Northumberland, as the new dictator, seemed to have attained the highest elevation to which a subject could aspire. In rank, power, and property, he was second only to the royal family, but his ambition knew no bounds, and he began his intrigues to induce the young king, whose health was rapidly failing, and who was zealously attached to Protestantism, to set aside the succession of his sister Mary to the throne, really in view of the danger to which the reformers would be subjected, but under pretence of her declared illegitimacy, which would also set aside the claims of the Princess Elizabeth. Mary, Queen of Scots, was to be set aside on the ground of the will of the late king, and the succession would therefore devolve on the Lady Jane Grey, granddaughter of the Duke of Suffolk and of the French queen, whom he hoped to unite in marriage with his son. This was a deeply-laid scheme, and came near being successful, since Edward listened to it with pleasure. Northumberland then sought to gain over the judges and other persons of distinction, and succeeded by bribery and intimidation. At this juncture, the young king died, possessed of all the accomplishments which could grace a youth of sixteen, but still a tool in the hands of his ministers.

Such were the political movements of this reign—memorable for the Rivalry of the Great Nobles. rivalries of the great nobles. But it is chiefly distinguished for the changes which were made in the church establishment, and the introduction of the principles of the continental reformers. Religious Reforms. No changes of importance were ever made beyond what Cranmer and his associates effected. Indeed, all that an absolute monarch could do, was done, and done with prudence, sagacity, and moderation. The people quietly—except in some rural districts—acquiesced in the change. Most of the clergy took the new oath of allegiance to Edward VI., as supreme head of the church; and very few suffered from religious persecution. There is no period in English history when such important changes were made, with so little bloodshed. Cranmer always watched the temper of the nation, and did nothing without great caution. Still a great change was effected—no less than a complete change from Romanism to Protestantism. But it was not so radical a reform as the Puritans subsequently desired, since the hierarchy and a liturgy, and clerical badges and dresses, were retained. It was the fortune of Cranmer, during the six years of Edward's reign, to effect the two great objects of which the English church has ever since been proud—the removal of Roman abuses, and the establishment of the creed of Luther and Calvin; and this without sweeping away the union of church and state, which, indeed, was more intimate than before the reformation. The papal power was completely subverted. Nothing more remained to be done by Cranmer. He had compiled the Book of Common Prayer, abolished the old Latin service, the worship of images, the ceremony of the mass, and auricular confessions. He turned the altars into communion tables, set up the singing of psalms in the service, caused the communion to be administered in both kinds to the laity, added the litany to the ritual, prepared a book of homilies for the clergy, invited learned men to settle in England, and magnificently endowed schools and universities.

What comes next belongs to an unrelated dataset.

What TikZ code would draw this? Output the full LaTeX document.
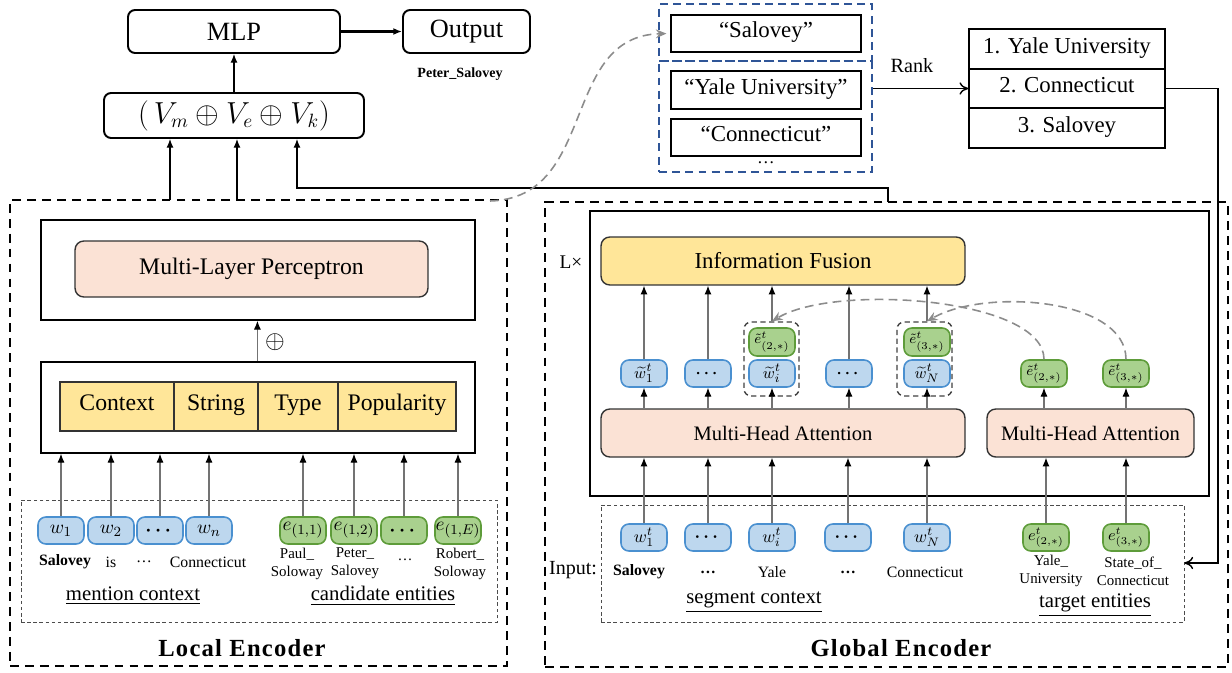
\documentclass[tikz,border=0pt]{standalone}
\usepackage{amsmath}
\usepackage{fontspec}
\setmainfont{Liberation Serif}
\usetikzlibrary{arrows.meta,calc}

\definecolor{tokblue}{HTML}{BDD7EE}
\definecolor{tokblueline}{HTML}{4A90D0}
\definecolor{tokgreen}{HTML}{A9D18E}
\definecolor{tokgreenline}{HTML}{5E9C3A}
\definecolor{fillyellow}{HTML}{FFE699}
\definecolor{fillpink}{HTML}{FBE2D5}
\definecolor{candblue}{HTML}{2F5597}
\definecolor{linkgray}{HTML}{8C8C8C}

\newcommand\fs[1]{\fontsize{#1}{#1}\selectfont}
\newcommand\fsz[2]{\fontsize{#1}{#2}\selectfont}

\tikzset{
  evenline/.style={text height=0.72em, text depth=0.22em},
  topbox/.style={draw, line width=1.1pt, rounded corners=4pt, inner sep=0pt, font=\fs{15}},
  candbox/.style={draw, line width=1.2pt, inner sep=0pt, minimum width=3.8cm, minimum height=0.75cm, font=\fs{13}, evenline},
  candframe/.style={draw=candblue, line width=1.2pt, dash pattern=on 4.5pt off 3pt, inner sep=0pt, minimum width=4.26cm},
  rankrow/.style={draw, line width=0.8pt, minimum width=3.92cm, minimum height=0.8cm, inner sep=0pt, font=\fs{13}, evenline},
  encframe/.style={draw, line width=1.3pt, dash pattern=on 5pt off 3.5pt, inner sep=0pt},
  solidframe/.style={draw, line width=0.9pt, inner sep=0pt},
  pinkbox/.style={draw=black!80, line width=0.8pt, fill=fillpink, rounded corners=5pt, inner sep=0pt},
  fusebox/.style={draw=black!80, line width=0.8pt, fill=fillyellow, rounded corners=5pt, inner sep=0pt},
  yellowcell/.style={draw=black!80, line width=0.7pt, fill=fillyellow, minimum height=0.98cm, inner sep=0pt, font=\fs{13.5}, evenline},
  intok/.style={rounded corners=4.5pt, line width=0.9pt, minimum width=0.92cm, minimum height=0.54cm, inner sep=0pt},
  btok/.style={intok, draw=tokblueline, fill=tokblue},
  gtok/.style={intok, draw=tokgreenline, fill=tokgreen},
  inbox/.style={draw=black!70, line width=0.5pt, dash pattern=on 2pt off 1.5pt, inner sep=0pt},
  grpbox/.style={draw=black!75, line width=0.8pt, dash pattern=on 3pt off 2pt, rounded corners=4pt, minimum width=1.1cm, minimum height=1.48cm, inner sep=0pt},
  lbl/.style={inner sep=0pt, align=center, font=\fs{9}},
  elbl/.style={inner sep=0pt, align=center, font=\fsz{8.5}{10.2}},
  seclbl/.style={inner sep=0pt, font=\fs{11.8}},
  title/.style={inner sep=0pt, font=\fs{14}\bfseries\addfontfeatures{LetterSpace=5}},
  arr/.style={draw=black!55, line width=0.6pt, -{Latex[length=5pt,width=4pt,color=black]}},
  toparr/.style={line width=0.7pt, -{Latex[length=5pt,width=4pt]}},
  openarr/.style={line width=0.8pt, -{To[length=5pt,width=7pt]}},
  link/.style={draw=linkgray, line width=0.9pt, dash pattern=on 5pt off 3pt, -{Stealth[length=6pt,width=5pt]}}
}

\begin{document}
\begin{tikzpicture}[x=0.02cm,y=-0.02cm]
\useasboundingbox (0,0) rectangle (1232,673);

% ---------- prediction head ----------
\node[topbox, minimum width=4.24cm, minimum height=0.86cm] (mlp) at (234,31.5) {MLP};
\node[topbox, minimum width=2.54cm, minimum height=0.86cm] (out) at (466.5,31.5) {Output};
\draw[toparr, line width=1.4pt] (mlp) -- (out);
\node[inner sep=0pt, font=\fs{8}\bfseries] (pred) at (460,74) {Peter\_Salovey};
\node[topbox, minimum width=5.2cm, minimum height=0.9cm, font=\fs{16}] (vec) at (234,115.5) {$(\,V_m \oplus V_e \oplus V_k)$};
\draw[toparr] (vec) -- (mlp);

% ---------- candidate strings and ranking ----------
\node[candframe, minimum height=1.14cm] (ctop) at (765.5,32.5) {};
\node[candframe, minimum height=2.22cm] (cbot) at (765.5,116.5) {};
\node[candbox] (csal) at (766,33.5) {“Salovey”};
\node[candbox] (cyale) at (766,90) {“Yale University”};
\node[candbox] (cconn) at (766,137.5) {“Connecticut”};
\node[inner sep=0pt, font=\fs{10}] (cdots) at (766,163) {…};
\node[inner sep=0pt, font=\fs{11.5}] (ranklbl) at (912,66) {Rank};
\node[rankrow] (r1) at (1067,49) {1. Yale University};
\node[rankrow] (r2) at (1067,88.5) {2. Connecticut};
\node[rankrow] (r3) at (1067,128) {3. Salovey};
\draw[openarr] (r2.west -| cbot.east) -- (r2.west);

% ---------- local encoder ----------
\node[encframe, minimum width=9.94cm, minimum height=9.32cm] (lenc) at (258.5,433) {};
\node[solidframe, minimum width=8.68cm, minimum height=2cm] (lmlpc) at (258,270) {};
\node[pinkbox, minimum width=7.06cm, minimum height=1.12cm, font=\fs{13.5}] (lmlp) at (251.5,269) {Multi-Layer Perceptron};
\node[solidframe, minimum width=8.68cm, minimum height=1.82cm] (feat) at (258,407.5) {};
\node[yellowcell, minimum width=2.28cm] (fctx) at (117,406.5) {Context};
\node[yellowcell, minimum width=1.68cm] (fstr) at (216,406.5) {String};
\node[yellowcell, minimum width=1.6cm] (ftyp) at (298,406.5) {Type};
\node[yellowcell, minimum width=2.36cm] (fpop) at (397,406.5) {Popularity};
\draw[arr] (feat.north -| ftyp.west) -- (lmlpc.south -| ftyp.west);
\node[inner sep=0pt, font=\fs{14}] (cat) at (275,342) {$\oplus$};

\node[inbox, minimum width=9.52cm, minimum height=2.44cm] (lin) at (259,561) {};
\begin{scope}[every node/.append style={font=\fs{11}}]
\node[btok] (w1) at (61,530.5) {$w_1$};
\node[btok] (w2) at (111,530.5) {$w_2$};
\node[btok] (wd) at (160,530.5) {$\boldsymbol{\cdots}$};
\node[btok] (wn) at (209,530.5) {$w_n$};
\node[gtok] (e1) at (303,530.5) {$e_{(1,1)}$};
\node[gtok] (e2) at (354,530.5) {$e_{(1,2)}$};
\node[gtok] (ed) at (404,530.5) {$\boldsymbol{\cdots}$};
\node[gtok] (eE) at (458,530.5) {$e_{(1,E)}$};
\end{scope}
\foreach \t in {w1,w2,wd,wn,e1,e2,ed,eE}
  \draw[arr] (\t) -- (\t |- feat.south);

\node[lbl, font=\fs{9}\bfseries] (lw1) at (65,562) {Salovey};
\node[lbl] (lw2) at (111,562) {is};
\node[lbl] (lwd) at (144,562) {…};
\node[lbl] (lwn) at (208,562) {Connecticut};
\node[elbl] (le1) at (297,563.5) {Paul\_\\Soloway};
\node[elbl] (le2) at (355,563.5) {Peter\_\\Salovey};
\node[elbl] (led) at (405,560) {…};
\node[elbl] (leE) at (460,563.5) {Robert\_\\Soloway};
\node[seclbl] (mctx) at (133,596) {\underline{mention context}};
\node[seclbl] (cent) at (383,596) {\underline{candidate entities}};
\node[title] (ltitle) at (242,648) {Local Encoder};

% ---------- global encoder ----------
\node[encframe, minimum width=13.66cm, minimum height=9.3cm] (genc) at (886.5,434.5) {};
\node[solidframe, minimum width=12.38cm, minimum height=5.7cm] (gblk) at (899.5,353.5) {};
\node[inner sep=0pt, font=\fs{11}] (rep) at (571,262) {L×};
\node[fusebox, minimum width=7.28cm, minimum height=0.96cm, font=\fs{13}] (fuse) at (783,261) {Information Fusion};
\node[pinkbox, minimum width=7.28cm, minimum height=0.96cm, font=\fs{11.7}] (mha1) at (783,433) {Multi-Head Attention};
\node[pinkbox, minimum width=4.14cm, minimum height=0.96cm, font=\fs{11.7}] (mha2) at (1090.5,433) {Multi-Head Attention};

\begin{scope}[every node/.append style={font=\fs{9.5}}]
\node[btok] (h1) at (644,373.5) {${\widetilde{w}}^{t}_{1}$};
\node[btok] (hd1) at (708,373.5) {$\boldsymbol{\cdots}$};
\node[btok] (hi) at (772,373.5) {${\widetilde{w}}^{t}_{i}$};
\node[btok] (hd2) at (849,373.5) {$\boldsymbol{\cdots}$};
\node[btok] (hN) at (927,373.5) {${\widetilde{w}}^{t}_{N}$};
\end{scope}
\begin{scope}[every node/.append style={font=\fs{8.5}}]
\node[gtok] (he2) at (1044,373.5) {${\tilde{e}}^{t}_{(2,*)}$};
\node[gtok] (he3) at (1126,373.5) {${\tilde{e}}^{t}_{(3,*)}$};
\node[gtok, minimum height=0.56cm] (fe2) at (772,342) {${\tilde{e}}^{t}_{(2,*)}$};
\node[gtok, minimum height=0.56cm] (fe3) at (927,342) {${\tilde{e}}^{t}_{(3,*)}$};
\end{scope}
\node[grpbox] (grp1) at (771.5,359) {};
\node[grpbox] (grp2) at (924.5,359) {};

\foreach \t in {h1,hd1,hi,hd2,hN}
  \draw[arr] (\t |- mha1.north) -- (\t);
\foreach \t in {he2,he3}
  \draw[arr] (\t |- mha2.north) -- (\t);
\foreach \t in {h1,hd1,hd2}
  \draw[arr] (\t) -- (\t |- fuse.south);
\draw[arr] (grp1.north -| hi) -- (hi |- fuse.south);
\draw[arr] (grp2.north -| hN) -- (hN |- fuse.south);
\draw[link] (he2.north) .. controls (1044,298) and (835,283) .. (grp1.north -| hi);
\draw[link] (he3.north) .. controls (1126,298) and (985,288) .. (grp2.north -| hN);

\node[inbox, minimum width=11.66cm, minimum height=2.34cm] (gin) at (892.5,563.5) {};
\begin{scope}[every node/.append style={font=\fs{10}}]
\node[btok] (x1) at (644,537.5) {$w^{t}_{1}$};
\node[btok] (xd1) at (708,537.5) {$\boldsymbol{\cdots}$};
\node[btok] (xi) at (772,537.5) {$w^{t}_{i}$};
\node[btok] (xd2) at (848,537.5) {$\boldsymbol{\cdots}$};
\node[btok] (xN) at (927,537.5) {$w^{t}_{N}$};
\end{scope}
\begin{scope}[every node/.append style={font=\fs{9}}]
\node[gtok] (xe2) at (1046,537.5) {$e^{t}_{(2,*)}$};
\node[gtok] (xe3) at (1126,537.5) {$e^{t}_{(3,*)}$};
\end{scope}
\foreach \t in {x1,xd1,xi,xd2,xN}
  \draw[arr] (\t) -- (\t |- mha1.south);
\foreach \t in {xe2,xe3}
  \draw[arr] (\t) -- (\t |- mha2.south);

\node[inner sep=0pt, font=\fs{11.4}] (inlbl) at (573,570) {Input:};
\node[lbl, font=\fs{9}\bfseries] (gx1) at (639,572) {Salovey};
\node[lbl, font=\fs{9}\bfseries] (gxd1) at (708,572) {…};
\node[lbl] (gxi) at (772,572) {Yale};
\node[lbl, font=\fs{9}\bfseries] (gxd2) at (848,572) {…};
\node[lbl] (gxN) at (925,572) {Connecticut};
\node[elbl] (gxe2) at (1051,571) {Yale\_\\University};
\node[elbl] (gxe3) at (1133,571) {State\_of\_\\Connecticut};
\node[seclbl] (sctx) at (754,602) {\underline{segment context}};
\node[seclbl] (tent) at (1095,605) {\underline{target entities}};
\node[title] (gtitle) at (901,648) {Global Encoder};

% ---------- links between the parts ----------
\coordinate (vmfoot) at (170,200);
\coordinate (vefoot) at (237,200);
\draw[toparr] (vmfoot) -- (vmfoot |- vec.south);
\draw[toparr] (vefoot) -- (vefoot |- vec.south);
\coordinate (vkfoot) at (888,202);
\coordinate (vkbend) at (297,188);
\draw[toparr] (vkfoot) |- (vkbend) -- (vkbend |- vec.south);

\coordinate (lk) at (490,201);
\draw[link, shorten >=2pt] (lk) .. controls (598,198) and (560,36) .. (csal.west);

\coordinate (fb) at (1218,563);
\draw[openarr] (r2.east) -| (fb) -- (fb -| gin.east);
\end{tikzpicture}
\end{document}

The Reformation is divested of much interest, since it was the work of authority, rather than the result of popular convictions. But Cranmer won immortal honor for his skilful management, and for making no more changes than he could sustain. A large part of the English nation still regard his works as perfect, and are sincerely and enthusiastically attached to the form which he gave to his church.

The hopes of his party were suddenly dispelled by the death of the amiable prince whom he controlled, 6th of July, 1553. The succession to the throne fell to the Princess Mary, or, as princesses were then called, the Lady Mary; nor could all the arts of Northumberland exclude her from the enjoyment of her rights. This ambitious nobleman contrived to keep the death of Edward VI. a secret two days, and secure from the Mayor and Alderman of London a promise to respect the will of the late king. In consequence, the Lady Jane Grey was proclaimed Queen of England. "So far was she from any desire of this advancement, that she began to act her part of royalty with many tears, thus plainly showing to those who had access to her, that she was forced by her relations and friends to this high, but dangerous post." She was accomplished, beautiful, and amiable, devoted to her young husband, and very fond of Plato, whom she read in the original.

But Mary's friends exerted themselves, and her cause—the cause of legitimacy, rather than that of Catholicism—gained ground. Northumberland was unequal to this crisis, and he was very feebly sustained. His forces were suppressed, his schemes failed, and his hopes fled. From rebellion, to the scaffold, there is but a step; and this great nobleman suffered the fate of Somerset, his former rival. Execution of Northumberland. His execution confirms one of the most striking facts in the history of absolute monarchies, when the idea of legitimacy is firmly impressed on the national mind; and that is, that no subject, or confederacy of subjects, however powerful, stand much chance in resisting the claims or the will of a legitimate prince. A nod or a word, from such a king, can consign the greatest noble to hopeless impotence. And he can do this from the mighty and mysterious force of ideas alone. Neither king nor parliament can ever resist the omnipotence of popular ideas. When ideas establish despots on their thrones, they are safe. When ideas demand their dethronement, no forces can long sustain them. The age of Queen Mary was the period of the most unchecked absolutism in England. Mary was apparently a powerless woman when Lady Jane Grey was proclaimed queen by the party of Northumberland, and still she had but to signify her intentions to claim her rights, and the nation was prostrate at her feet. The Protestant party dreaded her accession; but loyalty was a stronger principle than even Protestantism, and she was soon firmly established in the absolute throne of Henry VIII.